Abstract

The method of direct pattern etching without the use of a conventional resist mask has been developed. This method takes advantage of the field-shielding effect of a Faraday cage, inside which the substrate is located. A stainless-steel stencil mask, constituting the upper plane of the cage fixed on a cathode in a plasma etcher, was used as a pattern mask in reactive ion etching. A CF4 plasma at 5 mTorr was used to etch the initially bare substrate of a Si wafer covered with a 1-μm-thick blanket SiO2 film. The mask patterns with the minimal dimension of 40 μm were accurately transferred to the substrate with the etch profiles vertical to the substrate surface. When the gap distance between the stencil mask and the substrate surface was as small as 0.5 mm, the ratio of the etch rate below an opening to that below a blocking portion of the mask was over 5600. On the other hand, the etch rate ratio fell virtually to unity when the substrate was apart from the mask by 10.5 mm.
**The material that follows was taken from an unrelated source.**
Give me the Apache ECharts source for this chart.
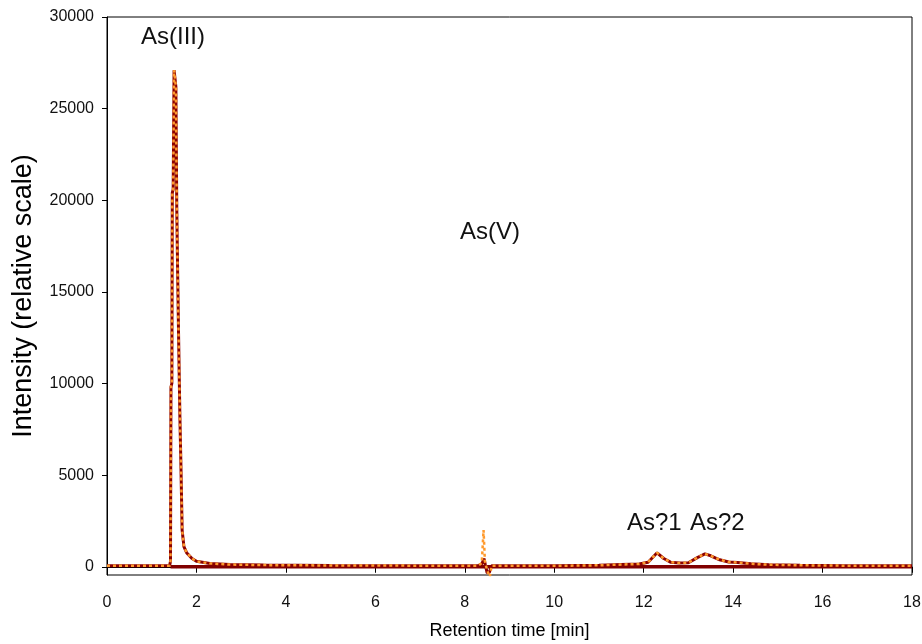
<!DOCTYPE html>
<html>
<head>
<meta charset="utf-8">
<script src="https://cdn.jsdelivr.net/npm/echarts@6/dist/echarts.min.js"></script>
<style>
  html, body { margin: 0; padding: 0; background: #fff; }
  #main { width: 922px; height: 644px; }
</style>
</head>
<body>
<div id="main"></div>
<script>
// retention time [min] and intensity
var sampleTrace = [
  [0, 60], [1.0, 60], [1.40, 60], [1.42, 300], [1.43, 9800], [1.45, 10000],
  [1.46, 20400], [1.48, 20600], [1.50, 27100], [1.54, 26200], [1.56, 19600],
  [1.58, 16000], [1.60, 12700], [1.63, 8200], [1.655, 5300], [1.68, 2000],
  [1.72, 1100], [1.78, 770], [1.9, 450], [2.0, 300], [2.3, 180], [2.75, 120],
  [3.5, 90], [5, 70], [7, 60], [8.3, 60], [8.38, 150], [8.43, 450], [8.46, 100],
  [8.5, -330], [8.55, -300], [8.6, 50], [9, 50], [10, 50], [11, 80], [11.5, 120],
  [11.9, 150], [12.1, 250], [12.3, 760], [12.45, 450], [12.6, 250], [12.8, 200],
  [13.0, 220], [13.2, 500], [13.37, 700], [13.5, 600], [13.7, 380], [13.9, 260],
  [14.1, 230], [14.4, 160], [14.8, 110], [15.5, 80], [16.5, 60], [18, 60]
];
var referenceTrace = [
  [0, 60], [1.0, 60], [1.40, 60], [1.42, 300], [1.43, 9800], [1.45, 10000],
  [1.46, 20400], [1.48, 20600], [1.50, 27100], [1.54, 26200], [1.56, 19600],
  [1.58, 16000], [1.60, 12700], [1.63, 8200], [1.655, 5300], [1.68, 2000],
  [1.72, 1100], [1.78, 770], [1.9, 450], [2.0, 300], [2.3, 180], [2.75, 120],
  [3.5, 90], [5, 70], [7, 60], [8.3, 60], [8.38, 200], [8.42, 2000], [8.45, 300],
  [8.5, -200], [8.56, -550], [8.6, 50], [9, 50], [10, 50], [11, 80], [11.5, 120],
  [11.9, 150], [12.1, 250], [12.3, 760], [12.45, 450], [12.6, 250], [12.8, 200],
  [13.0, 220], [13.2, 500], [13.37, 700], [13.5, 600], [13.7, 380], [13.9, 260],
  [14.1, 230], [14.4, 160], [14.8, 110], [15.5, 80], [16.5, 60], [18, 60]
];
var baseline = [[1.42, 0], [18, 0]];
var yTicks = [0, 5000, 10000, 15000, 20000, 25000, 30000];

var myChart = echarts.init(document.getElementById('main'));
var font = 'Liberation Sans, Arial, sans-serif';
var option = {
  animation: false,
  grid: {
    left: 107, right: 10, top: 17, bottom: 69,
    outerBoundsMode: 'none',
    containLabel: false,
    show: true, borderColor: '#000', borderWidth: 1
  },
  xAxis: {
    type: 'value',
    min: 0, max: 18, interval: 2,
    name: 'Retention time [min]',
    nameLocation: 'middle',
    nameGap: 47,
    nameTextStyle: { fontFamily: font, fontSize: 18, color: '#000' },
    axisLine: { lineStyle: { color: '#000', width: 1 } },
    axisTick: { inside: false, length: 6, lineStyle: { color: '#000' } },
    axisLabel: { fontFamily: font, fontSize: 16, color: '#111', margin: 20 },
    splitLine: { show: false }
  },
  yAxis: {
    type: 'value',
    min: -450, max: 30000,
    name: 'Intensity (relative scale)',
    nameLocation: 'middle',
    nameGap: 70,
    nameTextStyle: { fontFamily: font, fontSize: 27, color: '#000' },
    axisLine: { show: true, lineStyle: { color: '#000', width: 1 } },
    axisTick: { show: true, length: 5, customValues: yTicks, lineStyle: { color: '#000' } },
    axisLabel: {
      fontFamily: font, fontSize: 16, color: '#111', margin: 13, customValues: yTicks,
      formatter: function (v) { return String(v); }
    },
    splitLine: { show: false }
  },
  graphic: [
    { type: 'text', left: 141, top: 25, style: { text: 'As(III)', fontFamily: font, fontSize: 24, fill: '#111' } },
    { type: 'text', left: 460, top: 220, style: { text: 'As(V)', fontFamily: font, fontSize: 24, fill: '#111' } },
    { type: 'text', left: 627, top: 511, style: { text: 'As?1', fontFamily: font, fontSize: 24, fill: '#111' } },
    { type: 'text', left: 690, top: 511, style: { text: 'As?2', fontFamily: font, fontSize: 24, fill: '#111' } }
  ],
  series: [
    {
      name: 'baseline', type: 'line', data: baseline, symbol: 'none',
      lineStyle: { color: '#800000', width: 3.5 }, z: 1
    },
    {
      name: 'sample', type: 'line', data: sampleTrace, symbol: 'none',
      lineStyle: { color: '#8b0000', width: 3 }, z: 2
    },
    {
      name: 'reference', type: 'line', data: referenceTrace, symbol: 'none',
      lineStyle: { color: '#ff9a2e', width: 2.5, type: [3, 3] }, z: 3
    }
  ]
};
myChart.setOption(option);
</script>
</body>
</html>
The simulation study of ion trajectories showed that the ion beams were increasingly diverged as ions traveled away from the mask inside the cage. That is, the beams were well separated from each other in close proximity to the stencil mask, resulting in fine pattern etching. At positions sufficiently far from the mask, however, the deviated ion beams extensively overlapped with each other to yield the uniform ion flux.